Servings: 5 x 2 cup servings.
Prep Time: 12 min.
Cook Time: 60 min.



3 Tbsp olive oil or coconut oil
1 cup chopped yellow cooking onion
3 cloves garlic, minced
3 carrots, peeled and chopped
3 parsnips, peeled and chopped
6 – 8 brussels sprouts, tough ends
removed, finely chopped
4 fist-sized cooking potatoes,
peeled and chopped
1 tsp ground cumin
Pinch cayenne pepper
1 tsp ground coriander
1 tsp ground turmeric
1 tsp ground ginger
4 cups water or low-sodium chicken
or vegetable stock
1 cup dry green lentils
2 tsp unrefined sea salt
3 bay leaves



1.) Heat oil in large Dutch oven on medium heat.

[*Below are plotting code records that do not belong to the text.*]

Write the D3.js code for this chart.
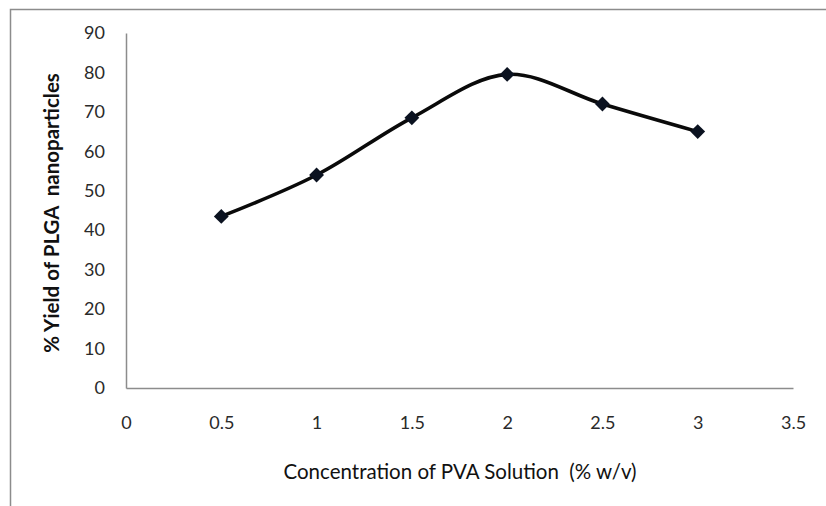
<!DOCTYPE html>
<html>
<head>
<meta charset="utf-8">
<script src="https://cdn.jsdelivr.net/npm/d3@7"></script>
<style>
  html, body { margin: 0; padding: 0; background: #fff; }
  svg { display: block; }
  .title { white-space: pre; }
</style>
</head>
<body>
<svg id="chart" width="826" height="506"></svg>
<script>
// PVA concentration (% w/v) and resulting PLGA nanoparticle yield (%)
const concentrations = [0.5, 1, 1.5, 2, 2.5, 3];
const yields = [43.5, 54, 68.5, 79.5, 72, 65];
const xTicks = [0, 0.5, 1, 1.5, 2, 2.5, 3, 3.5];
const yTicks = [0, 10, 20, 30, 40, 50, 60, 70, 80, 90];

const svg = d3.select("#chart");
const font = "Lato, 'Open Sans', sans-serif";

// outer chart frame
svg.append("rect")
  .attr("x", 10.5).attr("y", 9.5)
  .attr("width", 830).attr("height", 510)
  .attr("fill", "none").attr("stroke", "#8c8c8c").attr("stroke-width", 1.5);

const x = d3.scaleLinear().domain([0, 3.5]).range([126, 793]);
const y = d3.scaleLinear().domain([0, 90]).range([388, 33]);

// axes (no tick marks, grey lines)
const xAxis = svg.append("g").attr("transform", "translate(0,388)")
  .call(d3.axisBottom(x).tickValues(xTicks).tickSize(0).tickPadding(33)
    .tickFormat(d => String(d)));
const yAxis = svg.append("g").attr("transform", "translate(126,0)")
  .call(d3.axisLeft(y).tickValues(yTicks).tickSize(0).tickPadding(21)
    .tickFormat(d => String(d)));

[xAxis, yAxis].forEach(g => {
  g.select(".domain").attr("stroke", "#8c8c8c").attr("stroke-width", 1.5);
  g.selectAll("text").attr("fill", "#2a2a2a").style("font-family", font).style("font-size", "18px");
});
xAxis.selectAll("text").attr("dy", "0.45em");

// axis titles
svg.append("text")
  .attr("class", "title")
  .attr("x", 460).attr("y", 479)
  .attr("text-anchor", "middle")
  .style("font-family", font).style("font-size", "20.5px").attr("fill", "#111")
  .text("Concentration of PVA Solution  (% w/v)");

svg.append("text")
  .attr("class", "title")
  .attr("transform", "translate(59,213) rotate(-90)")
  .attr("text-anchor", "middle")
  .style("font-family", font).style("font-size", "20.5px").style("font-weight", "bold").attr("fill", "#111")
  .text("% Yield of PLGA  nanoparticles");

// smoothed series line
const pts = concentrations.map((c, i) => [c, yields[i]]);
const line = d3.line()
  .x(d => x(d[0])).y(d => y(d[1]))
  .curve(d3.curveCatmullRom.alpha(0.5));

svg.append("path")
  .datum(pts)
  .attr("d", line)
  .attr("fill", "none").attr("stroke", "#0a0a0a").attr("stroke-width", 3.6);

// diamond markers
const diamond = d3.symbol().type(d3.symbolDiamond2).size(140);
svg.selectAll(".marker")
  .data(pts)
  .join("path")
  .attr("class", "marker")
  .attr("transform", d => `translate(${x(d[0])},${y(d[1])})`)
  .attr("d", diamond)
  .attr("fill", "#0b1220");
</script>
</body>
</html>
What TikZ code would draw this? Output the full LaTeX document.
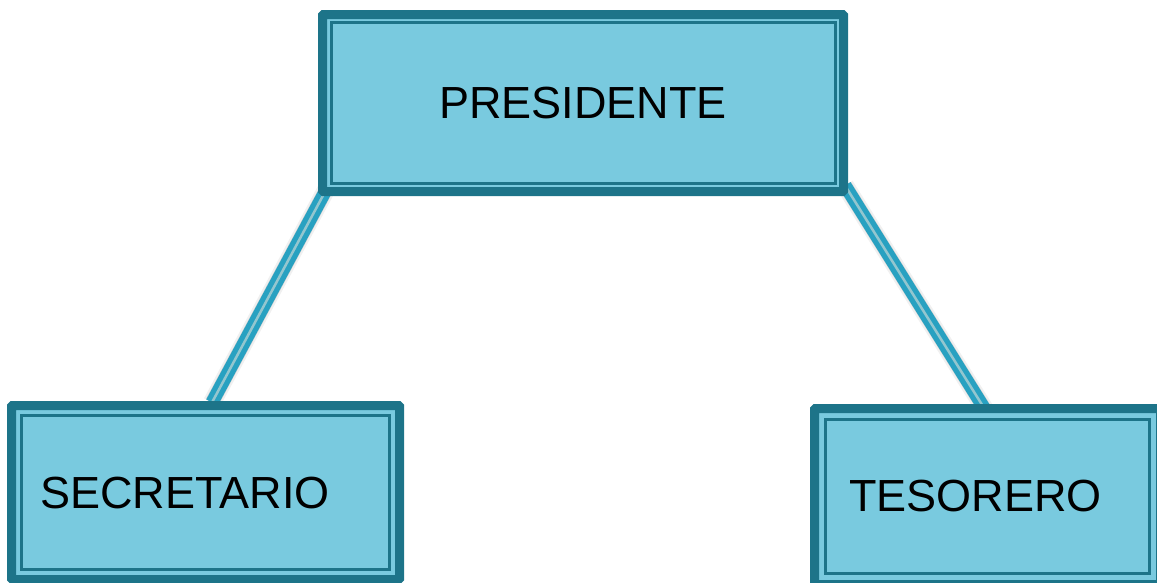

2.) Add all chopped vegetables and cook until soft.
3.) Add all spices (except salt) and continue cooking until fragrant.
4.) Reduce heat and add broth,lentils, sea salt and bay leaves.
5.) Cover and reduce heat to simmer. Cook for 45 to 60 minutes. Stew is done when lentils are cooked. Serve hot over cooked brown rice or enjoy as is.